In certain applications, it may be desirable to provide a supply of fluid pressure to the selected controlled device without actuating the detent mechanism. However, it is has been found to be difficult for an operator to accurately sense the point at which the detent mechanism will be actuated. Accordingly, a pre-detent tactile feedback mechanism has been used which provides a "feel" force to the lever just before the detent mechanism is engaged. Upon sensing this "feel" force, the operator is able to avoid further pivotal movement of the lever and the resulting actuation of the detent mechanism.
A number of such pre-detent tactile feedback mechanisms are known. In one such mechanism, a pair of ball bearings are disposed within a transverse cylindrical cavity in the plunger of the plunger valve assembly. A spring is also disposed within the cylindrical cavity between the two ball bearings to urge each of the ball bearings outwardly. As the plunger is moved axially within a bore in the case, the ball bearings roll in associated, longitudinally extending races formed in the bore. At the point at which the pre-detent "feel" force is desired, each of the races is provided with an inwardly extending projection. Thus, before the plunger can be moved axially further, the spring must be compressed to allow both of the ball bearings to move inwardly.
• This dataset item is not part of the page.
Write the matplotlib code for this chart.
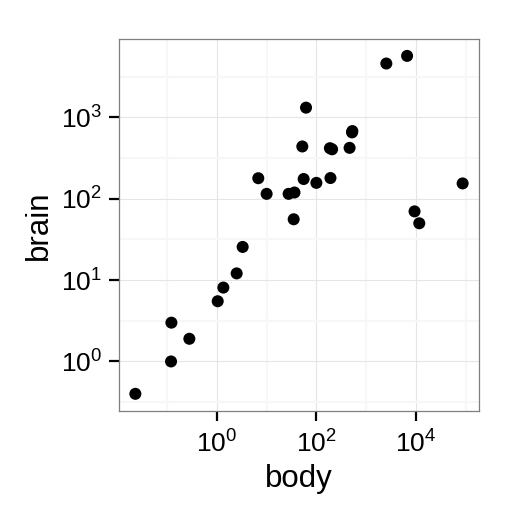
import numpy as np
import matplotlib
matplotlib.use("Agg")
import matplotlib.pyplot as plt
from matplotlib.ticker import FixedLocator, FuncFormatter

# MASS::Animals - body weight (kg), brain weight (g)
animals = ["Mountain beaver", "Cow", "Grey wolf", "Goat", "Guinea pig",
           "Dipliodocus", "Asian elephant", "Donkey", "Horse", "Potar monkey",
           "Cat", "Giraffe", "Gorilla", "Human", "African elephant",
           "Triceratops", "Rhesus monkey", "Kangaroo", "Golden hamster",
           "Mouse", "Rabbit", "Sheep", "Jaguar", "Chimpanzee", "Rat",
           "Brachiosaurus", "Mole", "Pig"]
body = [1.35, 465, 36.33, 27.66, 1.04, 11700, 2547, 187.1, 521, 10,
        3.3, 529, 207, 62, 6654, 9400, 6.8, 35, 0.12, 0.023, 2.5, 55.5,
        100, 52.16, 0.28, 87000, 0.122, 192]
brain = [8.1, 423, 119.5, 115, 5.5, 50, 4603, 419, 655, 115, 25.6, 680,
         406, 1320, 5712, 70, 179, 56, 1, 0.4, 12.1, 175, 157, 440, 1.9,
         154.5, 3, 180]

x_breaks = [1, 100, 10000]
y_breaks = [1, 10, 100, 1000]

plt.rcParams['font.family'] = ['Liberation Sans', 'DejaVu Sans']
plt.rcParams['mathtext.fontset'] = 'custom'
plt.rcParams['mathtext.rm'] = 'Liberation Sans'
plt.rcParams['mathtext.it'] = 'Liberation Sans'


def log_limits(v, mult=0.05):
    lv = np.log10(v)
    lo, hi = lv.min(), lv.max()
    pad = (hi - lo) * mult
    return 10 ** (lo - pad), 10 ** (hi + pad)


def pow10(v, pos):
    return r'$\mathregular{10^{%d}}$' % int(round(np.log10(v)))


fig = plt.figure(figsize=(5.18, 5.18), dpi=100)
ax = fig.add_axes([0.2297, 0.2071, 0.6950, 0.7176])

ax.scatter(body, brain, s=75, color='black', edgecolors='none', zorder=3)
ax.set_xscale('log')
ax.set_yscale('log')
ax.set_xlim(*log_limits(np.array(body)))
ax.set_ylim(*log_limits(np.array(brain)))

ax.xaxis.set_major_locator(FixedLocator(x_breaks))
ax.yaxis.set_major_locator(FixedLocator(y_breaks))
ax.xaxis.set_minor_locator(FixedLocator([0.1, 10, 1000, 100000]))
ax.yaxis.set_minor_locator(FixedLocator([10 ** (k + 0.5) for k in range(-1, 4)]))
ax.xaxis.set_major_formatter(FuncFormatter(pow10))
ax.yaxis.set_major_formatter(FuncFormatter(pow10))
ax.xaxis.set_minor_formatter(FuncFormatter(lambda v, p: ''))
ax.yaxis.set_minor_formatter(FuncFormatter(lambda v, p: ''))

ax.grid(which='major', color='#e5e5e5', linewidth=0.8)
ax.grid(which='minor', color='#f7f7f7', linewidth=1.6)
ax.set_axisbelow(True)
for sp in ax.spines.values():
    sp.set_color('#7f7f7f')
    sp.set_linewidth(0.9)

ax.tick_params(which='major', length=7, width=1.6, color='black',
               labelsize=19, labelcolor='black', pad=5)
ax.tick_params(axis='x', which='major', pad=7)
ax.tick_params(which='minor', length=0)

ax.set_xlabel('body', fontsize=22.5, labelpad=5)
ax.set_ylabel('brain', fontsize=22.5, labelpad=5)

fig.savefig('out.png', dpi=100, facecolor='white')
This requires the application of additional force to the lever capable of being sensed by the operator. While such a pre-detent tactile feedback mechanism has been effective, it requires several additional parts and additional precision machining of the plunger and bore. In addition, it is difficult to disassemble the mechanism for maintenance.
In another type of pre-detent tactile feedback mechanism, a compression spring is disposed axially within the plunger bore. At the point at which the pre-detent "feel" force is desired, a specially threaded portion of the plunger contacts the spring. Additional axial movement of the plunger further compresses the spring, linearly increasing the force required to pivotally move the lever to the point where the maximum available system pressure is supplied to the controlled device. This also increases the force acting against the electro-magnetic detent used in the assembly. In addition, such a mechanism requires numerous special parts and is therefore relatively expensive.
It would therefore be desirable to provide an improved structure for a pre-detent tactile feedback mechanism for a fluid control valve which requires few parts and which is easy to assemble and disassemble. It would further be desirable to provide such an improved structure which effectively increases the force required to move the control lever just prior to engagement of the detent, but which does not significantly increase the force acting against the detent upon its actuation.